The final scene outside is one of the best I've seen Homicide do in its entire run because it's one of the subtlest. Bayliss knows what his job is but he knows the kind of man Slayton was. He puts forth that even if Wystan doesn't go to jail she might very well lose her license to practice medicine.  If that happens more people will die, some of them like Slayton but if we argue that every life has meaning then that is a bad thing.  All Frank says is: "The man is dead. That's all I have to say." Bayliss gets out of the car, supposedly to do his job. And then he stands outside it. "It's so quiet," he says to Frank. Frank also gets outside the car…and then the episode ends with no clear idea of what the detectives are going to do.

For all of the ambiguity of Homicide in so much of its storytelling, it's rare for an episode to end so ambiguously and that is the right call. Slayton's name is written in black in future episodes but we never learn what Bayliss chose to do. Did he arrest her? Did he take this back to the states attorney? Did they decide not to charge her? We never find out and we don't need to know. Some things are best left a secret. I have my interpretation and you have yours and the truth is left to how you want to see it. It's the clearest sign that Homicide has moved away from the idea of our detectives being the heroes they were portrayed in so clearly in the first half of Season 4. The way forward will only become grayer from here on.

 

NOTES FROM THE BOARD

When Meldrick goes to visit his brother in the hospital, Anthony's brother is Dr. Battey. This is the first in a running gag on Homicide involving Lewis and certain detectives and situations that have appropriate names that border on puns.

'Detective Munch': We see Munch engage in the first of his dialogues with Russert, officially his new partner. He talks about his determination to live on 1500 calories a day, not go on the same benders as he used to, and that he doesn't smoke. (Hmmm.) He says that he's going to live to a hundred and live a simple, quiet life something Russert mocks.

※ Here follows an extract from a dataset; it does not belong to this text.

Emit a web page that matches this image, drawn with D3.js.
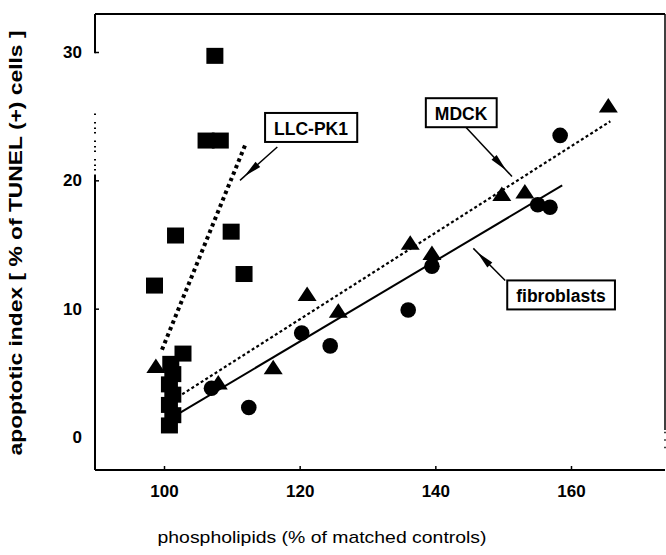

He then speaks that Howard, like him, is living a life of 'quiet desperation'. Then he sees her engage in a lip lock with her beau. "Let's get a double cheeseburger with mayonnaise"

Hey, Isn't That…Mimi Kennedy, who plays Dr. Wystan, began her career in TV when she starred in the Stockard Channing series Just Friends in 1979 and then played Nan Gallagher in The Two of Us. She played Doris Winger in the series Spencer and then played Ruth Sloan in the ABC series Homefront set in WWII. She played Abby O'Neill in Dharma & Greg for all six seasons before finally making it big as Marjorie, the head of AA in the Alison Janney-Anna Faris comedy classic Mom. She can be seen as Dr. Mildred Newman in Season 3 of Monster.